-- Day 12 of 12- BPO Discussions, Wrapping Up --

After extremely interesting discussions yesterday, where I summarized once or twice during the day, we would like to bring the BPO discussion to a close. It was very interesting to see that many of you were concerned that the media is portraying Kenya negatively and this could (or maybe was) affecting some of the decisions of potential investors. Some in the media fraternity responded that they really must report what is there and that their priority is Kenyans not foreigners first. As one said “…bottomline- the media can’t just be improvised to promote the interests of the business and capitalist class. There are the rest of us citizens whose welfare, life and worries too must be reported”.

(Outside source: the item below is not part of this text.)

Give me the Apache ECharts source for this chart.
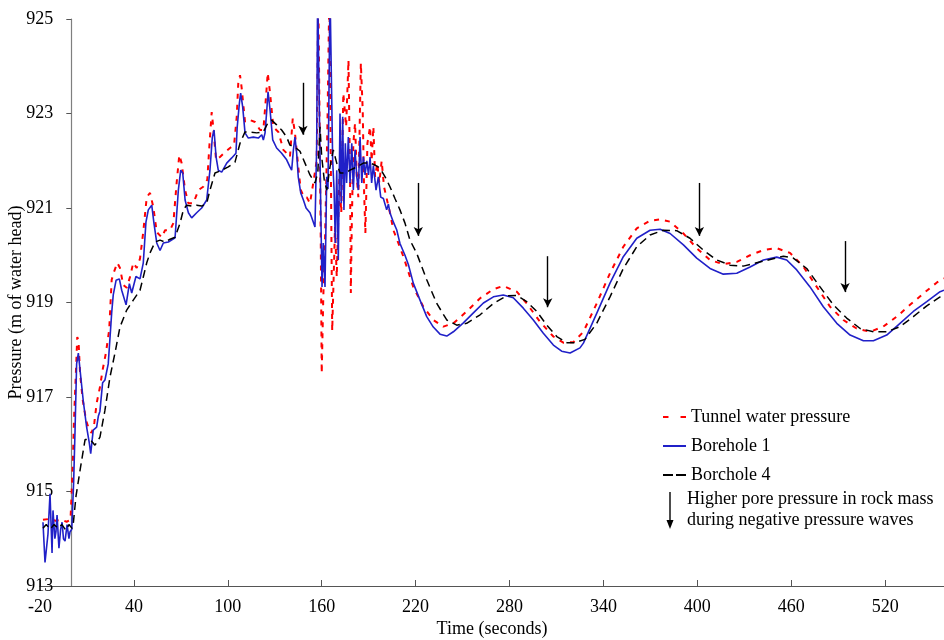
<!DOCTYPE html>
<html><head><meta charset="utf-8">
<script src="https://cdn.jsdelivr.net/npm/echarts@6/dist/echarts.min.js"></script>
<style>html,body{margin:0;padding:0;background:#fff}#chart{width:944px;height:640px}</style>
</head><body><div id="chart"></div>
<script>
const xTickLabels = [-20, 40, 100, 160, 220, 280, 340, 400, 460, 520];
const yTickLabels = [913, 915, 917, 919, 921, 923, 925];
const seriesNames = ['Tunnel water pressure', 'Borehole 1', 'Borchole 4'];

const tunnelTime = [-18.1,-14,-10,-6,-3,-0.5,0.9,1.7,3.0,3.8,4.6,5.6,7.3,9.4,11.5,13.0,14.7,16.2,18.3,20.0,22.1,24.2,25.8,27.3,29.4,31.1,33.2,35.4,37.5,39.6,41.8,43.9,46.0,48.2,50.3,52.4,54.6,57.8,59.9,63.1,65.2,67.3,69.0,70.5,72.7,74.8,78.0,81.2,84.3,86.9,88.2,89.7,90.7,92.5,95.0,98.2,101.4,104.0,105.7,106.7,107.8,108.8,111.0,114.2,117.4,120.6,122.7,124.4,125.5,127.0,129.1,132.3,135.5,137.6,139.7,141.5,142.9,145.0,146.6,148.7,150.4,152.5,154.6,156.8,157.8,159.4,160.0,161.0,162.1,163.6,164.9,166.0,166.7,168.5,169.6,171.3,172.5,173.8,175.6,177.1,178.1,178.6,179.2,180.2,181.3,182.4,183.4,185.0,186.2,187.1,187.9,189.2,190.9,191.9,193.0,194.1,195.5,196.8,198.3,199.8,201.5,203.6,205.8,208.5,212.2,218.5,224.9,231.3,237.7,244.1,252.6,261.2,269.7,276.0,284.6,291.0,299.5,308.0,314.4,320.8,327.2,335.7,344.2,352.7,361.3,369.8,376.2,382.6,391.1,399.6,408.1,416.6,425.2,433.7,442.2,450.7,459.2,467.7,476.3,484.8,493.3,501.8,510.3,518.8,527.4,535.9,544.4,552.9,557.6];
const tunnelValue = [914.4,914.42,914.38,914.4,914.36,914.4,915.52,916.5,917.57,918.27,918.2,917.5,916.94,916.51,916.3,916.24,916.45,916.87,917.21,917.57,917.93,918.42,919.48,919.65,919.84,919.73,919.37,919.31,919.54,919.84,919.73,919.93,920.5,921.23,921.32,921.02,920.49,920.38,920.53,920.53,920.68,921.53,922.12,921.95,921.38,921.1,921.1,921.38,921.45,921.6,922.3,923.03,922.71,922.02,922.08,922.18,922.27,922.33,922.93,923.65,923.81,923.56,922.82,922.86,922.82,922.65,922.65,923.35,923.86,923.43,922.71,922.61,922.23,922.16,922.08,922.9,922.59,921.87,921.38,921.23,921.23,921.1,921.53,922.0,925.6,920.26,917.5,919.1,920.3,922.65,925.6,925.6,918.4,920.6,919.54,921.66,920.9,923.43,922.72,924.13,921.66,919.2,920.6,922.37,922.8,921.66,921.23,924.07,923.07,921.32,920.47,922.37,922.72,922.0,922.72,921.66,921.95,921.53,922.0,921.45,921.2,920.9,920.53,920.3,919.97,919.33,918.91,918.63,918.49,918.56,918.81,919.09,919.28,919.35,919.23,918.98,918.59,918.28,918.15,918.16,918.38,918.98,919.62,920.18,920.57,920.73,920.76,920.71,920.46,920.15,919.9,919.81,919.86,920.0,920.11,920.15,920.05,919.76,919.33,918.91,918.63,918.45,918.38,918.49,918.7,918.95,919.19,919.42,919.51];

const borehole1Time = [-18.1,-16.8,-14.9,-13.6,-12.3,-11.7,-10.5,-9.8,-9.1,-7.9,-6.8,-5.9,-5.0,-4.0,-2.7,-1.5,-0.8,0.3,1.5,2.4,3.4,4.5,5.6,7.7,9.8,11.5,12.4,14.0,16.2,17.3,18.3,20.0,21.5,23.6,25.8,26.8,28.6,30.7,32.2,35.0,37.1,38.6,41.3,43.9,46.0,47.7,49.2,51.4,52.8,54.6,56.7,58.8,62.0,66.3,68.4,69.9,71.2,72.7,74.8,76.9,80.1,83.3,86.5,88.6,90.1,91.2,92.5,93.9,96.1,99.3,102.5,105.2,106.0,107.4,108.2,109.5,111.0,113.1,116.3,119.5,121.7,122.7,123.8,124.9,125.7,127.0,128.7,131.2,134.4,137.6,139.7,140.8,141.9,142.9,144.0,145.0,146.6,148.3,150.0,152.5,153.6,155.7,156.8,157.4,158.5,159.4,160.2,161.0,162.1,163.2,164.0,165.3,166.4,167.0,167.9,168.7,169.6,170.6,171.7,172.5,173.4,174.2,175.1,175.9,177.0,178.1,179.2,180.2,181.3,182.4,183.4,184.5,185.6,186.6,187.7,188.8,189.9,190.9,191.9,193.0,194.7,196.2,197.7,199.4,201.5,202.6,203.6,205.8,207.9,210.0,213.2,215.4,218.5,222.8,227.1,231.3,235.6,239.9,244.1,250.5,256.9,263.3,269.7,276.0,282.4,288.8,295.2,301.6,308.0,313.3,318.7,325.0,327.2,335.7,344.2,352.7,361.3,369.8,376.2,382.6,391.1,399.6,408.1,416.6,425.2,433.7,442.2,450.7,457.1,463.5,472.0,480.5,489.1,497.6,506.1,512.5,521.0,529.5,538.0,546.6,555.1,557.6];
const borehole1Value = [914.35,913.5,914.1,914.95,913.7,914.6,914.0,914.15,914.5,913.8,914.2,914.35,914.0,913.95,914.3,914.0,914.15,914.2,915.2,916.3,917.7,917.93,917.57,916.9,916.36,916.03,915.8,916.3,916.36,916.6,916.7,917.3,917.36,917.7,918.78,919.16,919.47,919.5,919.26,918.95,919.4,919.2,919.55,919.5,919.84,920.7,920.96,921.06,920.68,920.26,920.1,920.26,920.28,920.37,921.38,921.8,921.74,921.17,920.9,920.79,920.9,921.0,921.17,921.8,922.5,922.65,922.08,921.8,921.76,921.95,922.06,922.16,922.71,923.22,923.43,923.14,922.59,922.48,922.5,922.48,922.55,922.44,922.59,923.07,923.46,923.07,922.44,922.27,922.16,922.02,921.87,921.8,922.23,922.5,922.16,921.66,921.32,921.17,921.0,920.9,920.8,920.6,922.37,925.6,925.6,920.96,919.33,920.26,919.33,921.66,921.4,925.6,925.6,922.0,921.38,920.26,921.8,919.9,923.0,921.1,922.93,920.96,922.37,921.53,922.5,921.53,922.37,921.38,922.23,921.66,921.38,922.5,921.53,922.08,921.7,922.0,921.7,922.08,921.53,921.9,921.38,921.66,921.23,921.2,920.96,921.08,920.9,920.7,920.54,920.25,920.0,919.8,919.41,919.05,918.7,918.48,918.33,918.29,918.38,918.57,918.78,918.99,919.12,919.16,919.1,918.88,918.63,918.35,918.1,917.97,917.93,918.04,918.14,918.77,919.41,919.97,920.36,920.53,920.55,920.46,920.22,919.94,919.72,919.6,919.62,919.75,919.9,919.96,919.9,919.69,919.33,918.91,918.56,918.31,918.19,918.19,918.31,918.56,918.81,919.02,919.23,919.26];

const borehole4Time = [-18.1,-16,-13.5,-11,-8.5,-6,-3.5,-1.5,0.5,1.3,3.0,5.6,8.8,12.0,15.1,18.3,21.5,24.7,27.9,31.1,35.4,39.6,43.9,46.0,48.2,50.3,53.5,56.7,59.9,63.1,66.3,69.5,71.6,73.7,76.9,80.1,83.3,86.5,88.6,91.8,96.1,100.3,104.6,107.8,111.0,114.2,118.5,122.7,125.9,128.0,131.2,134.4,137.6,139.7,142.9,146.1,149.3,152.5,155.7,157.5,158.9,160.0,161.6,163.2,165.3,167.4,169.6,171.7,174.9,178.1,182.4,186.6,190.9,194.1,197.3,200.5,203.6,206.8,210.0,213.2,216.4,220.7,227.1,233.5,239.9,246.3,252.6,261.2,269.7,278.2,284.6,291.0,297.4,303.8,310.2,316.6,322.0,328.2,335.7,344.2,352.7,361.3,369.8,378.3,386.8,395.3,403.8,412.4,420.9,429.4,437.9,446.5,455.0,461.3,469.9,478.4,486.9,495.4,504.0,512.5,521.0,529.5,538.0,546.6,555.1,557.6];
const borehole4Value = [914.22,914.3,914.2,914.3,914.22,914.3,914.18,914.3,914.22,914.33,914.9,915.45,916.1,916.1,915.98,916.15,916.72,917.42,917.93,918.48,918.84,919.05,919.26,919.54,919.84,920.05,920.28,920.32,920.28,920.34,920.38,920.68,920.96,921.06,921.04,921.06,921.04,921.1,921.38,921.74,921.8,921.87,921.97,922.37,922.61,922.61,922.59,922.61,922.82,922.86,922.76,922.65,922.5,922.33,922.29,922.2,921.95,921.7,921.53,921.75,922.72,922.08,921.6,921.38,921.87,922.23,921.95,921.74,921.74,921.8,921.87,921.95,921.95,921.91,921.84,921.66,921.45,921.2,920.96,920.68,920.32,920.04,919.48,918.98,918.63,918.52,918.56,918.74,918.98,919.14,919.15,919.02,918.81,918.52,918.28,918.15,918.15,918.22,918.56,919.12,919.72,920.18,920.43,920.53,920.52,920.36,920.11,919.9,919.79,919.77,919.84,919.91,919.98,919.94,919.72,919.33,918.95,918.67,918.45,918.38,918.38,918.49,918.7,918.93,919.12,919.18];

// Arrows: time, top value, tip value
const arrowTime = [148.0, 221.7, 304.4, 401.3, 494.4];
const arrowTop = [923.65, 921.53, 919.98, 921.53, 920.30];
const arrowTip = [922.55, 920.41, 918.90, 920.41, 919.22];

const zip = (xs, ys) => xs.map((x, i) => [x, ys[i]]);
const FONT = '"Liberation Serif", "Times New Roman", serif';

const chart = echarts.init(document.getElementById('chart'), null, {renderer: 'canvas'});
chart.setOption({
  animation: false,
  backgroundColor: '#ffffff',
  textStyle: {fontFamily: FONT},
  grid: {left: 40, right: 0, top: 19, bottom: 54, containLabel: false, outerBoundsMode: 'none'},
  xAxis: {
    type: 'value', min: -20, max: 557.6,
    name: 'Time (seconds)', nameLocation: 'middle', nameGap: 34, nameMoveOverlap: false,
    nameTextStyle: {fontFamily: FONT, fontSize: 18, color: '#000'},
    axisLine: {onZero: false, lineStyle: {color: '#555', width: 1.2}},
    axisTick: {inside: true, length: 6, lineStyle: {color: '#555'}, customValues: xTickLabels},
    axisLabel: {customValues: xTickLabels, fontFamily: FONT, fontSize: 18, color: '#000', margin: 12},
    splitLine: {show: false}
  },
  yAxis: {
    type: 'value', min: 913, max: 925, offset: -31.3,
    name: 'Pressure (m of water head)', nameLocation: 'middle', nameGap: 46, nameMoveOverlap: false,
    nameTextStyle: {fontFamily: FONT, fontSize: 18, color: '#000'},
    axisLine: {onZero: false, lineStyle: {color: '#7f7f7f', width: 1.2}},
    axisTick: {inside: false, length: 5, lineStyle: {color: '#555'}, customValues: yTickLabels},
    axisLabel: {customValues: yTickLabels, fontFamily: FONT, fontSize: 18, color: '#000', margin: 18},
    splitLine: {show: false}
  },
  legend: {
    orient: 'vertical', left: 658, top: 403, itemWidth: 23, itemHeight: 2, itemGap: 11,
    selectedMode: false, symbolKeepAspect: false,
    data: [
      {name: seriesNames[0], icon: 'path://M0,0H5V2H0Z M16,0H21V2H16Z', itemStyle: {color: '#ff0000'}},
      {name: seriesNames[1], icon: 'path://M0,0H24V1.6H0Z', itemStyle: {color: '#2020c8'}},
      {name: seriesNames[2], icon: 'path://M0,0H10V1.6H0Z M13,0H23V1.6H13Z', itemStyle: {color: '#000'}}
    ],
    textStyle: {fontFamily: FONT, fontSize: 18, color: '#000'}
  },
  series: [
    {
      name: seriesNames[0], type: 'line', data: zip(tunnelTime, tunnelValue),
      showSymbol: false, symbol: 'none', z: 2,
      lineStyle: {color: '#ff0000', width: 2, type: [5, 6]}, itemStyle: {color: '#ff0000'}
    },
    {
      name: seriesNames[1], type: 'line', data: zip(borehole1Time, borehole1Value),
      showSymbol: false, symbol: 'none', z: 3,
      lineStyle: {color: '#2020c8', width: 1.6, type: 'solid'}, itemStyle: {color: '#2020c8'}
    },
    {
      name: seriesNames[2], type: 'line', data: zip(borehole4Time, borehole4Value),
      showSymbol: false, symbol: 'none', z: 4,
      lineStyle: {color: '#000000', width: 1.5, type: [8, 5]}, itemStyle: {color: '#000'},
      markLine: {
        silent: true, symbol: ['none', 'arrow'], symbolSize: [7, 9],
        label: {show: false},
        lineStyle: {color: '#000', width: 1.4, type: 'solid'},
        data: arrowTime.map((t, i) => [{coord: [t, arrowTop[i]]}, {coord: [t, arrowTip[i]]}])
      }
    }
  ],
  graphic: [
    {type: 'line', shape: {x1: 670, y1: 492, x2: 670, y2: 522}, style: {stroke: '#000', lineWidth: 1.4}},
    {type: 'polygon', shape: {points: [[666.5, 520], [673.5, 520], [670, 529]]}, style: {fill: '#000'}},
    {type: 'text', left: 687, top: 489, style: {text: 'Higher pore pressure in rock mass\nduring negative pressure waves', font: '18px "Liberation Serif", serif', fill: '#000', lineHeight: 21}}
  ]
});
</script></body></html>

Thank you to all of you who have actively participated both online and offline (directly to the moderators sometimes) during the last 12 days. To recap, we have covered the following themes:

  1. The policy, legal and institutional frameworks for BPO sector
  2. Subsidies accorded to BPO sector
  3. Human Capacity Issues
  4.  Youth and Gender Issues
  5. Strengths, Challenges and niches for Kenya as a BPO destination

As we wrap up today I believe we could have done more justice to the institutional framework issue. More specifically I draw from the conclusion of the institutional framework summary and the question:

In conclusion for Kenya, it can be observed that there is an overlap between KenInvest and the Kenya ICT Board when it comes to promotion of Kenya as an investment destination to potential investors. There could be other overlaps as well. For example, both KICTB and MoHEST are planning for technology/BPO parks. This is likely to lead to duplication of effort, differences in the messages communicated to stakeholders and confusion on the part of investors with respect to whom to deal with, amongst other problems. In addition, there is need to coordinate between ICT Board, KenInvest, EPC and MoEST. The big question is: Who will perform the coordination? Finally, the Monitoring and Evaluation (M&E) Directorate in the Ministry of Planning has never been devolved into the ministries and public enterprises. Whether it is a consequence of this lack of devolution or not, the M&E capacity of the Ministry of Information and Communications, Kenya ICT Board and all the other institutions highlighted earlier is weak. At the same time, the institutional framework for Vision 2030 is in the formation stages and, even if it were to develop strong M&E capabilities, it may not be able to marshal enough power to ensure corrective action is taken by the concerned institutions in a timely manner.

This draws me to the discussion question: What needs to be done to improve/strengthen the institutional framework in order for the BPO and outsourcing sector to play its planned role in the Kenyan economy?

Let us discuss this today and any other gnawing issues in all the thematic areas as we wrap up.